GET YOUR GREENS | Dave Wilson heads up the produce category for Choices’ 11 stores, which donate less-than-perfect food wherever possible

Dave Wilson and his Vancouver grocery chain lead the charge for net zero organic waste

Dave Wilson sizes up the pile of white bags of Full Circle topsoil, stacked in a cage behind Choices Market on 16th Avenue in Kitsilano. He manages the produce category for the grocery chain’s 11 stores and notes that 9,000 bags have sold over the past five years. “I’d like to double that in the next two years,” he says. “If we could sell as much as we send out, then we would be at net zero organic waste.”

In 2010, Choices began shipping all culled produce, celery tips, meat trimmings and expired deli items from all Metro Vancouver stores to Envirosmart Organics Ltd., a composting facility in Delta; at around the same time, the grocer also started selling its own brand of compost, produced from the same facility. Wilson estimates that less than five per cent of all perishable product in his department doesn’t get sold—either taken off the shelf when it passes its prime or because it was damaged in shipping or handling. Beyond the composting program, Choices also donates fruits and vegetables deemed unfit for sale to local soup kitchens or other charitable groups. Last year, a shipment of bruised heritage apples was donated to a local microbrewery and turned into a small batch of sour beer.

The model of the small neighbourhood grocery store, says Wilson, allows individual store managers to support local organizations and make quick decisions that give aging food a second life. “We need to be financially sustainable,” says Wilson, “but if we can go that extra mile, it helps us be unique in the grocery industry because we invest in our customers.”
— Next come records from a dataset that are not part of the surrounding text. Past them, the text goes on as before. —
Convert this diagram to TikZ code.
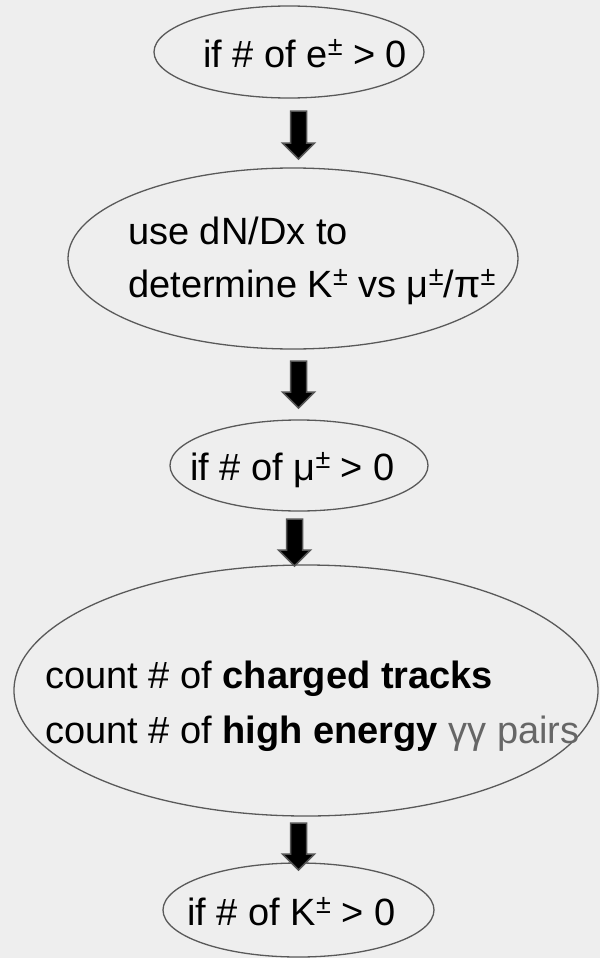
\documentclass[tikz,border=0pt]{standalone}
\usepackage{fontspec}
\setmainfont{Liberation Sans}
\usetikzlibrary{shapes.geometric}
\definecolor{bg}{HTML}{EEEEEE}
\definecolor{edge}{HTML}{595959}
\definecolor{gtxt}{HTML}{666666}
\definecolor{arredge}{HTML}{555555}
\newcommand\pmsup{\raisebox{12pt}{\fontsize{27}{27}\selectfont ±}}
\newcommand\blockarr[4]{% name, x, ytop, ytip
  \coordinate (#1) at (#2,#4);
  \draw[barrow] ({#2-8},#3) -- ({#2+8},#3) -- ({#2+8},{#4-16}) -- ({#2+16},{#4-16})
     -- (#1) -- ({#2-16},{#4-16}) -- ({#2-8},{#4-16}) -- cycle;}
\begin{document}
\begin{tikzpicture}[x=1pt,y=-1pt,
  oval/.style={ellipse, draw=edge, line width=1.3pt, fill=bg, inner sep=0pt},
  lbl/.style={anchor=base west, inner sep=0pt, font=\fontsize{38}{54}\selectfont},
  barrow/.style={fill=black, draw=arredge, line width=1.5pt, line join=miter}]
\fill[bg] (0,0) rectangle (600,958);
\useasboundingbox (0,0) rectangle (600,958);
% ellipses
\node[oval, minimum width=270pt, minimum height=92pt] (e1) at (289,52) {};
\node[oval, minimum width=450pt, minimum height=181pt] (e2) at (293,258.5) {};
\node[oval, minimum width=258pt, minimum height=91pt] (e3) at (299,465.5) {};
\node[oval, minimum width=584pt, minimum height=251pt] (e4) at (306,690.5) {};
\node[oval, minimum width=271pt, minimum height=94pt] (e5) at (298.5,910) {};
% labels
\node[lbl] (t1) at (203,67) {if \# of e\pmsup{} > 0};
\node[lbl] (t2a) at (128,244) {use dN/Dx to};
\node[lbl] (t2b) at (128,297) {determine K\pmsup{} vs μ\pmsup{}/π\pmsup};
\node[lbl] (t3) at (190,480) {if \# of μ\pmsup{} > 0};
\node[lbl] (t4a) at (45,688) {count \# of \textbf{charged tracks}};
\node[lbl] (t4b) at (45,743) {count \# of \textbf{high energy} \textcolor{gtxt}{γγ pairs}};
\node[lbl] (t5) at (187,925) {if \# of K\pmsup{} > 0};
% connectors
\blockarr{a1}{298.5}{111}{159}
\blockarr{a2}{298.5}{361}{408}
\blockarr{a3}{294.5}{519}{566}
\blockarr{a4}{298.5}{823}{870}
\end{tikzpicture}
\end{document}
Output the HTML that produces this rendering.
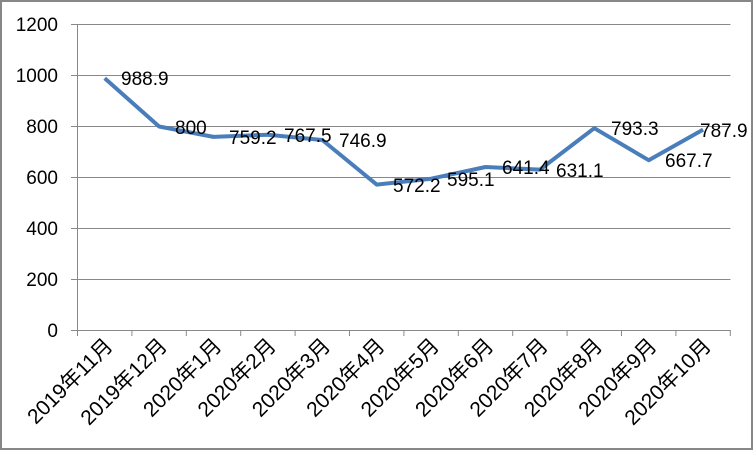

Sometimes that even means asking customers to buy less. The Foodprint Project, a collaboration with local food advocacy society Farm Folk City Folk, started two years ago as a month-long campaign to educate customers about how to avoid wasting food. Through tips printed on paper bags and in-store displays, it questioned the wisdom of buying in bulk, encouraging customers to ask themselves three questions before they bought something: What do I have at home? How long can I store this? When will I use this up? It was so popular that Choices continued the effort. “I guess we have a philosophy of looking at the bigger picture,” says Wilson. “We don’t feel it does us any good to create waste.”